Even though it is likely to be several weeks before the first significant collisions, the physicists celebrated with champagne when the white dots flashed on the blue screens of the control room, showing a successful crossing of the accelerator's finish line.

The beams will gradually be filled with more protons and fired at nearly the speed of light in opposite directions around the tunnel, making 11,000 circuits a second. They will travel down the middle of two tubes about the width of fire hoses, speeding through a vacuum that is colder than outer space. At four points in the tunnel, the scientist will use giant magnets to cross the beams and cause protons to collide.

The collider's two huge digital cameras weighing thousands of tons are capable of taking millions of snapshots a second.

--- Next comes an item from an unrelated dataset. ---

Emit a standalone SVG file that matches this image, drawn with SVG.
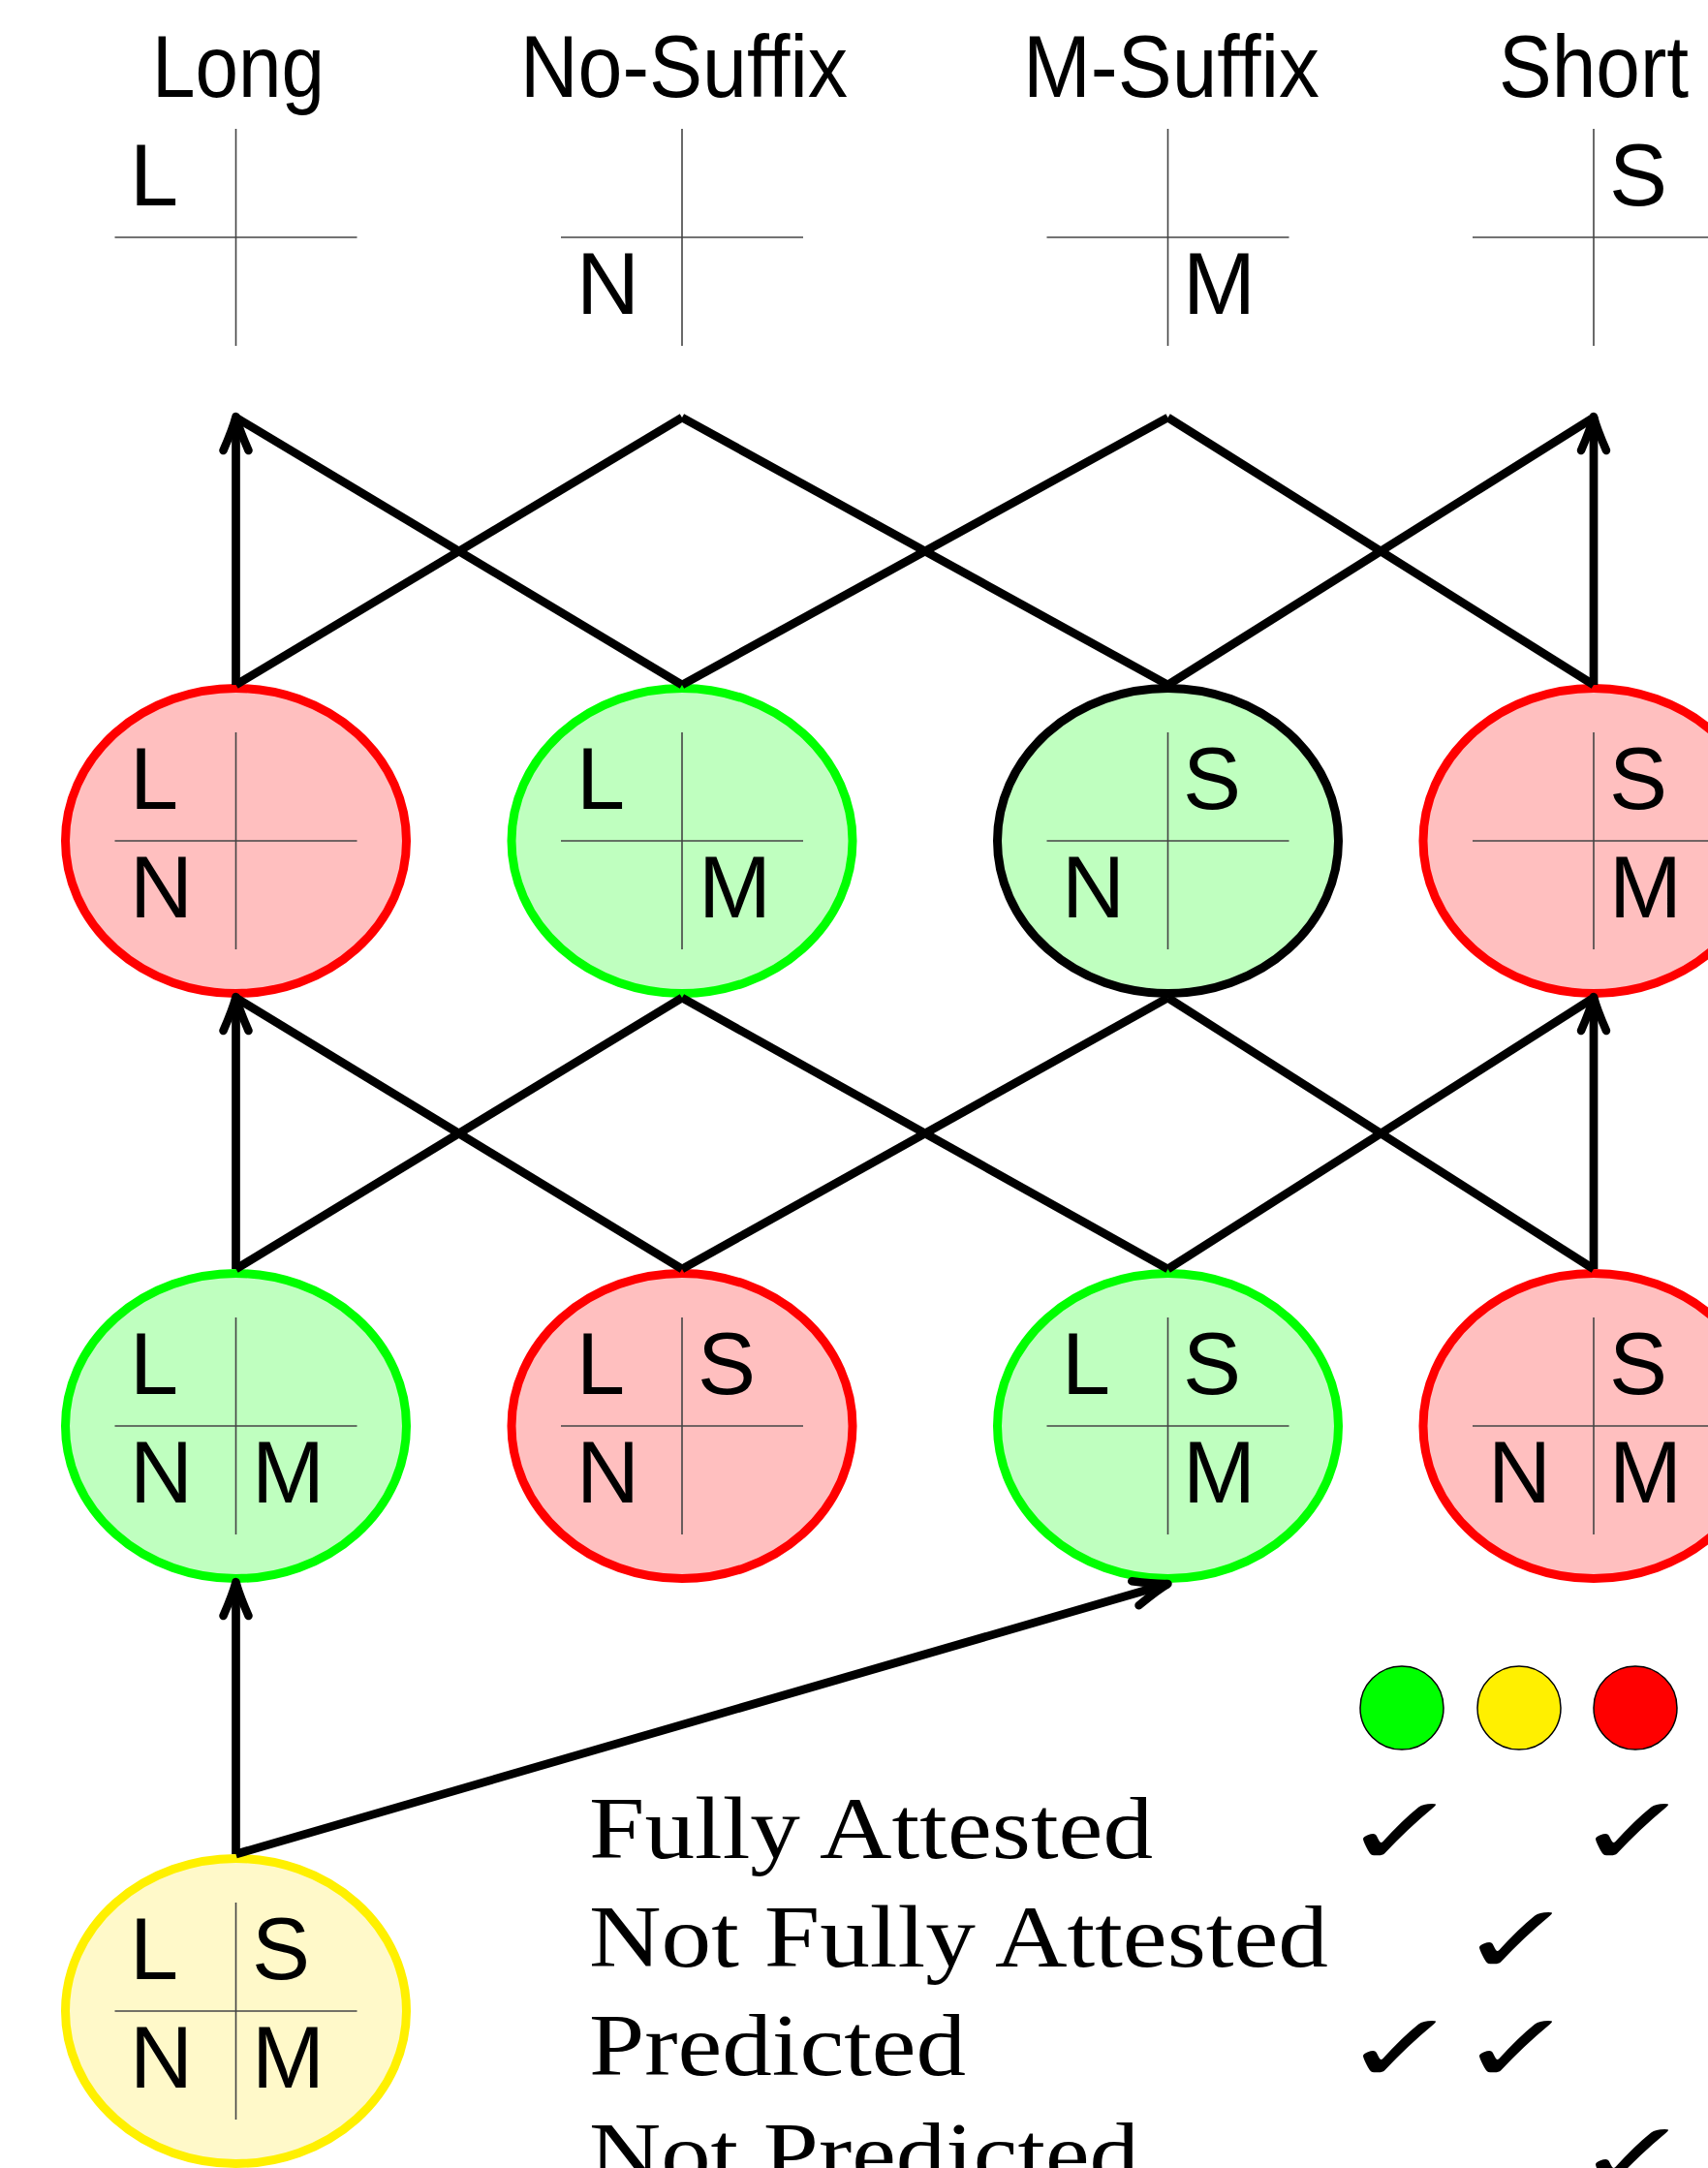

Smaller colliders have been used for decades to study the makeup of the atom. Scientists once thought protons and neutrons were the smallest components of an atom's nucleus, but experiments have shown that protons and neutrons are made of quarks and gluons and that there are other forces and particles.

Many scientists have been waiting for 20 years to use the LHC, which provides much greater power than earlier colliders. However, its start did not go without controversy. There have been many objections coming from those who feared the collision of protons could eventually endanger the Earth by creating micro black holes with gravity so strong they can suck in planets and other stars.

No such problem occurred Wednesday, although the accelerator is still probably a year away from full power.

The project organized by the 20 European member nations of CERN has attracted researchers from 80 nations. Some 1,200 are from the United States, an observer country that contributed USD 531 million. Japan, Canada, Russia and India - also observers - are other major contributors.